Data records
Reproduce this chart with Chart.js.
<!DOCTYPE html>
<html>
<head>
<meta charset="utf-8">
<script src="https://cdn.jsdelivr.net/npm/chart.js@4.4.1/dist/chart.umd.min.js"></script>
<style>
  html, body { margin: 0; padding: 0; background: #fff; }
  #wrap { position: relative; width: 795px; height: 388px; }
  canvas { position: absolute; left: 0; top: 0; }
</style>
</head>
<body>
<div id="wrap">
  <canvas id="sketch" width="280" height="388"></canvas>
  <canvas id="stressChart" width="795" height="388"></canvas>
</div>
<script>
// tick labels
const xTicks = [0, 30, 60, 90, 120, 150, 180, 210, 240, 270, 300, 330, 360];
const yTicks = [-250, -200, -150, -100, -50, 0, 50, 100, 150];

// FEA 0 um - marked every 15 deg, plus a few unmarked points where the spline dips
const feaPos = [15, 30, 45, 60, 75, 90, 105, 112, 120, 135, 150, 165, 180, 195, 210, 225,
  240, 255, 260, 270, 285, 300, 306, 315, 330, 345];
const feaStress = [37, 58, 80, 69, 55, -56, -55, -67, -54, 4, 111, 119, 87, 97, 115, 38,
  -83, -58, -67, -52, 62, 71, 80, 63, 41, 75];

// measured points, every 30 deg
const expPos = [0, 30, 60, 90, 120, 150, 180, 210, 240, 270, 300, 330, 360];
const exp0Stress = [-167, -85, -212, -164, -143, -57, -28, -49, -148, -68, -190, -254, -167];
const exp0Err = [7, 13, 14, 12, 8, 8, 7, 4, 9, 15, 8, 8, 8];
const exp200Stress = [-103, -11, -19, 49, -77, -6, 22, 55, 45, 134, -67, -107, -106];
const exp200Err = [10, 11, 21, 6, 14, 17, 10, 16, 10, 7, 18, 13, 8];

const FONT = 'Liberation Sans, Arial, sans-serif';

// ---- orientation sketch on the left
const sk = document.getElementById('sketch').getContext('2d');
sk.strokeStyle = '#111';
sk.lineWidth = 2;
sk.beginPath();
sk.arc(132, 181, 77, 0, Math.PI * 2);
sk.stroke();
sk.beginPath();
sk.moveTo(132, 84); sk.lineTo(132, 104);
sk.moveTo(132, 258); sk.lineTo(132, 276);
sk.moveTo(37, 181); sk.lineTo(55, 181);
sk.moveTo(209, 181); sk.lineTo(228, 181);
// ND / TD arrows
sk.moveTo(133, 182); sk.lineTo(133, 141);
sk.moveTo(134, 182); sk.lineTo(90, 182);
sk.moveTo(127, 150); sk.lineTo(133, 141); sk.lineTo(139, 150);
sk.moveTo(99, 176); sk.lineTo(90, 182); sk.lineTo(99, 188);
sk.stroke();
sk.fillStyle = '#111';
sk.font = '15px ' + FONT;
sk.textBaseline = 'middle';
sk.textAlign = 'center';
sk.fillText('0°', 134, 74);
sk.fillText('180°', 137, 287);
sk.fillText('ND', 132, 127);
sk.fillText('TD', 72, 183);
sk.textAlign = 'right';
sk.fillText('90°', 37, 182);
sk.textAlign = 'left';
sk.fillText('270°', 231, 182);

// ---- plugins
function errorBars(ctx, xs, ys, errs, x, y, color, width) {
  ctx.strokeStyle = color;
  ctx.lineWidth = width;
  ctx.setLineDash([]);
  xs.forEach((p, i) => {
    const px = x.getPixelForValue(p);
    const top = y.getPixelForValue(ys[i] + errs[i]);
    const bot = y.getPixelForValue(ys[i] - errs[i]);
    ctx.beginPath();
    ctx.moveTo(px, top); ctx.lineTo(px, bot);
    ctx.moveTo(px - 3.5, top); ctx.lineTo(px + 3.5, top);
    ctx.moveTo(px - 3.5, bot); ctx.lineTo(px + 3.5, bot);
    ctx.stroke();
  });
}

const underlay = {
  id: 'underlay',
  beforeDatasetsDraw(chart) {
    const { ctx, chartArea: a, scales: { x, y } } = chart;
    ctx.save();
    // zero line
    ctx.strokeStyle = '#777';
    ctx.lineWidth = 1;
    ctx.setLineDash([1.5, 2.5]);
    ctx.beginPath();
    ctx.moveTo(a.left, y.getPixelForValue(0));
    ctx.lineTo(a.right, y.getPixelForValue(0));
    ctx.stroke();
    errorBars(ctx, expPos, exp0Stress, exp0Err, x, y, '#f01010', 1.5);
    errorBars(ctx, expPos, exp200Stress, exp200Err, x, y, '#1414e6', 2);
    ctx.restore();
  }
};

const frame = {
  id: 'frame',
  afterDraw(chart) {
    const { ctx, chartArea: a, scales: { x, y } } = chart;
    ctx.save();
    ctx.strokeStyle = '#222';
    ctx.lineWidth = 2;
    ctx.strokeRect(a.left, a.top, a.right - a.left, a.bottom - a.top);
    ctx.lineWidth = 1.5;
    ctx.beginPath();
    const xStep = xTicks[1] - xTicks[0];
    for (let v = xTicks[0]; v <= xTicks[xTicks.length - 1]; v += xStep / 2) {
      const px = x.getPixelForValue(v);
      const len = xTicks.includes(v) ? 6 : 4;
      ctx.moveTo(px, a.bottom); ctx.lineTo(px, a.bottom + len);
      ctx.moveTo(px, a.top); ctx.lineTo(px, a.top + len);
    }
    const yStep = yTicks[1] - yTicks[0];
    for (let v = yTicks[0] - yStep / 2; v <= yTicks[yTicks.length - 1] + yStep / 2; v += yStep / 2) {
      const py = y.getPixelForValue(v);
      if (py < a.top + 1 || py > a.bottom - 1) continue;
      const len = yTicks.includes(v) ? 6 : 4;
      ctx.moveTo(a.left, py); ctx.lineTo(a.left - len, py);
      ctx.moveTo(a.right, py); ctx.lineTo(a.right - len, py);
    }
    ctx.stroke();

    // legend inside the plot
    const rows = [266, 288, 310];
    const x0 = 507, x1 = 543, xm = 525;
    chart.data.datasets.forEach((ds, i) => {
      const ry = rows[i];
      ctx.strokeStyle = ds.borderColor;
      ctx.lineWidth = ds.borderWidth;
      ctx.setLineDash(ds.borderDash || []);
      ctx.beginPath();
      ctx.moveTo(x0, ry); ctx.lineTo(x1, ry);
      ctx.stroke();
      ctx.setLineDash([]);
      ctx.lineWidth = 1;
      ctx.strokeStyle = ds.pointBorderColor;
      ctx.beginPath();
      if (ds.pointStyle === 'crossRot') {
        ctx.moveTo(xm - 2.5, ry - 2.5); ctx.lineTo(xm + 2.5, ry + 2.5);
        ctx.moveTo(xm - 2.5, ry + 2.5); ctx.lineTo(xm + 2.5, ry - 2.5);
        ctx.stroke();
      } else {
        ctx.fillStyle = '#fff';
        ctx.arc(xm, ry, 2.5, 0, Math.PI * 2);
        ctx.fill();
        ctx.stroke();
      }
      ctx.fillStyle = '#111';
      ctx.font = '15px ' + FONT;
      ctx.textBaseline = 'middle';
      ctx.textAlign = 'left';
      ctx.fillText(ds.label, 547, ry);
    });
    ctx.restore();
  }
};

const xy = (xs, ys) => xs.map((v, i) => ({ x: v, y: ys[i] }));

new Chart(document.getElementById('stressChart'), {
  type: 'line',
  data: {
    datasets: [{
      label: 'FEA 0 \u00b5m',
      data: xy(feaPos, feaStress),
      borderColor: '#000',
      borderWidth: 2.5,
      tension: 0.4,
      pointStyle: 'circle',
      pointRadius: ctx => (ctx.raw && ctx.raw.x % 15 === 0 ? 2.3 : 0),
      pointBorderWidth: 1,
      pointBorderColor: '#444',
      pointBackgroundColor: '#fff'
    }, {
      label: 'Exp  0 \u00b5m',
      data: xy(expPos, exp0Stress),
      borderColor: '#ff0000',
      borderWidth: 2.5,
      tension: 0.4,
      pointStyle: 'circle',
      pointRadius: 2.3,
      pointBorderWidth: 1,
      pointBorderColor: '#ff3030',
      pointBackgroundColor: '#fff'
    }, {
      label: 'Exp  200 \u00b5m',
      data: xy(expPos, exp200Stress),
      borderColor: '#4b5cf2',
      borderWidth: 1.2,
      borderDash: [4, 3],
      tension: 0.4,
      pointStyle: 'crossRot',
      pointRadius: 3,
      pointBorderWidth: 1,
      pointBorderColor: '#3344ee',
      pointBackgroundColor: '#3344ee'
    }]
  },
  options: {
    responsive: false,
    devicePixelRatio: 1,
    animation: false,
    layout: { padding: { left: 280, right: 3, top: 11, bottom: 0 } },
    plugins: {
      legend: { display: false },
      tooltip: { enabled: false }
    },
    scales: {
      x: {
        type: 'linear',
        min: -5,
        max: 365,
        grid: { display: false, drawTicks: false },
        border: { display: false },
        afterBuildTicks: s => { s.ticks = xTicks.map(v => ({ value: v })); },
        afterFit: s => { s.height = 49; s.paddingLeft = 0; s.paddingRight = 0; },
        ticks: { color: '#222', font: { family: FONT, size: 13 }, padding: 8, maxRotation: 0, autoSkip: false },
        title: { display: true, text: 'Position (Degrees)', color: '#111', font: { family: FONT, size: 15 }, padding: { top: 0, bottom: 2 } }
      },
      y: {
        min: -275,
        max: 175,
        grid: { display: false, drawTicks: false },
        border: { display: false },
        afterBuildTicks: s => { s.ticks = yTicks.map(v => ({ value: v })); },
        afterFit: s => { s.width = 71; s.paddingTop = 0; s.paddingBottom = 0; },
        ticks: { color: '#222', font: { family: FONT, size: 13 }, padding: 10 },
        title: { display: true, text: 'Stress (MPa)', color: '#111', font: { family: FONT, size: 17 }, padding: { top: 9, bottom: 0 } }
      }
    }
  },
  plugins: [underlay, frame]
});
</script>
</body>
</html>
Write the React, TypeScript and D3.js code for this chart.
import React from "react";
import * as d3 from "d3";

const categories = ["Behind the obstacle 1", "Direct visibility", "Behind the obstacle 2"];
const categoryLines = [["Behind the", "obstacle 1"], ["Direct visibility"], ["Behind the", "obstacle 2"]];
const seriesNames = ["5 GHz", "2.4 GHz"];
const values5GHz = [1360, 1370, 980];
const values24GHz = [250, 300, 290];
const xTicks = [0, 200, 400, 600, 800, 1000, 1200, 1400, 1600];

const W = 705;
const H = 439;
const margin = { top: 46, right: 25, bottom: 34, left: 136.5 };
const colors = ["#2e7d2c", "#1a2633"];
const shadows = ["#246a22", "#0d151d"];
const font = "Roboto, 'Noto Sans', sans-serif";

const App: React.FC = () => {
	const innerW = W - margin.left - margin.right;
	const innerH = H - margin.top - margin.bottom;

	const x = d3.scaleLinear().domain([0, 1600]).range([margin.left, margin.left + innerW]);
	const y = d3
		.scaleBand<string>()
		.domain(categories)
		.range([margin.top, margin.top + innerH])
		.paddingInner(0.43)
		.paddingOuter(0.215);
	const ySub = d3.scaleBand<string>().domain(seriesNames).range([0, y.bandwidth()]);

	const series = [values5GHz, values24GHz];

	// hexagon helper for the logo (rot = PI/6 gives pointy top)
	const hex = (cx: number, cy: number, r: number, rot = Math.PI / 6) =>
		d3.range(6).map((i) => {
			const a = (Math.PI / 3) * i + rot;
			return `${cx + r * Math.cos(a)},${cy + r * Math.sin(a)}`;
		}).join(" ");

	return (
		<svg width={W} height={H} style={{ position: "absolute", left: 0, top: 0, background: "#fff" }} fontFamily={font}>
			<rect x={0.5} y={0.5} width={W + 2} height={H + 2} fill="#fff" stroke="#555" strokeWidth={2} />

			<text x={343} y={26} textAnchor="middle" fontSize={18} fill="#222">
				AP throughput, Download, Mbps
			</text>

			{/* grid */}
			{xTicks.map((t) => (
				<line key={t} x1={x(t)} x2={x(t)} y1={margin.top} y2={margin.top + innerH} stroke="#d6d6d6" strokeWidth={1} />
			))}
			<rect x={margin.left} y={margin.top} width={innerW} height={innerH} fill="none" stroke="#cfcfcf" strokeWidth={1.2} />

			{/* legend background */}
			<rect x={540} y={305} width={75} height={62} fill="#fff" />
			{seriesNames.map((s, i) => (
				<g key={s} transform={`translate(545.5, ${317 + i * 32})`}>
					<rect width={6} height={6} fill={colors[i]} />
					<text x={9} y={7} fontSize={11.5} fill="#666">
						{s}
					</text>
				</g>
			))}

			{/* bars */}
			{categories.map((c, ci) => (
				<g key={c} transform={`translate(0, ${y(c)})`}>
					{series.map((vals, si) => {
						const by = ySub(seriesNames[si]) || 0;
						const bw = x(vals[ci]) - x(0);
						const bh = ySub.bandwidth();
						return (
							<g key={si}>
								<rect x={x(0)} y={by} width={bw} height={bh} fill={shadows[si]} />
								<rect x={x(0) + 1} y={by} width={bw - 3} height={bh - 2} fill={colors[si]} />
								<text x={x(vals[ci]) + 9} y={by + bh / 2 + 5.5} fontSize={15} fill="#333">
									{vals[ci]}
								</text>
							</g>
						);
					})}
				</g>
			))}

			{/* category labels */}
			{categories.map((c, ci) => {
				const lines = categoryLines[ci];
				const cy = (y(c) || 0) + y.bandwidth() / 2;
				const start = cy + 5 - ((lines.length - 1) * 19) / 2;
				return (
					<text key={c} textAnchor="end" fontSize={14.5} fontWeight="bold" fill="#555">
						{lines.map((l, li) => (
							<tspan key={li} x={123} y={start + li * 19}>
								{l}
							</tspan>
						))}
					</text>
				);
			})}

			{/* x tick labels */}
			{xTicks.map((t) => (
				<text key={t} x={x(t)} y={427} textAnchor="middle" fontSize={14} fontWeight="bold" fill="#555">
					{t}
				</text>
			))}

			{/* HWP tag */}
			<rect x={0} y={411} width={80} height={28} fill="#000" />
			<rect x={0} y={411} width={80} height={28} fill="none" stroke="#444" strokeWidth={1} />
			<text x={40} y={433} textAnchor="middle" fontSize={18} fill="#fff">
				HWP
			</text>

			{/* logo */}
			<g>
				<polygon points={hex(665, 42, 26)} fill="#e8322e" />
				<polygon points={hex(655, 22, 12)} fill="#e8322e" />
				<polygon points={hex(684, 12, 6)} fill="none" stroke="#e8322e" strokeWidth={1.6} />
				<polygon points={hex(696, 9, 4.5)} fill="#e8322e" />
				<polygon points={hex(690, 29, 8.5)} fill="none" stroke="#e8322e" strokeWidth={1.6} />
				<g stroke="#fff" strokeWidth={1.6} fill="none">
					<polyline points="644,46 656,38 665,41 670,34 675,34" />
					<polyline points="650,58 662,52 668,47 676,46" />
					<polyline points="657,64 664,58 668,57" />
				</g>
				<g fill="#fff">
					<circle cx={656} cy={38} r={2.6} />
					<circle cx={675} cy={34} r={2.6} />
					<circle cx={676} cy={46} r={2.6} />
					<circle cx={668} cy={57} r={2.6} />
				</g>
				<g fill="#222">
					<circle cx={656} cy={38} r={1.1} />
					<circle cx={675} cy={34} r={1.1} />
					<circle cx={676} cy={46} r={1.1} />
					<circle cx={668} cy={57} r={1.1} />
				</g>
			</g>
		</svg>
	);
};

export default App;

**What needs to be done:** Please print the material above exactly as it appears, from its first line through the line containing "-83, -58, -67, -52, 62, 71, 80, 63, 41, 75];", inclusive, and stop there.

**Result for this exercise:**
Reproduce this chart with Chart.js.
<!DOCTYPE html>
<html>
<head>
<meta charset="utf-8">
<script src="https://cdn.jsdelivr.net/npm/chart.js@4.4.1/dist/chart.umd.min.js"></script>
<style>
  html, body { margin: 0; padding: 0; background: #fff; }
  #wrap { position: relative; width: 795px; height: 388px; }
  canvas { position: absolute; left: 0; top: 0; }
</style>
</head>
<body>
<div id="wrap">
  <canvas id="sketch" width="280" height="388"></canvas>
  <canvas id="stressChart" width="795" height="388"></canvas>
</div>
<script>
// tick labels
const xTicks = [0, 30, 60, 90, 120, 150, 180, 210, 240, 270, 300, 330, 360];
const yTicks = [-250, -200, -150, -100, -50, 0, 50, 100, 150];

// FEA 0 um - marked every 15 deg, plus a few unmarked points where the spline dips
const feaPos = [15, 30, 45, 60, 75, 90, 105, 112, 120, 135, 150, 165, 180, 195, 210, 225,
  240, 255, 260, 270, 285, 300, 306, 315, 330, 345];
const feaStress = [37, 58, 80, 69, 55, -56, -55, -67, -54, 4, 111, 119, 87, 97, 115, 38,
  -83, -58, -67, -52, 62, 71, 80, 63, 41, 75];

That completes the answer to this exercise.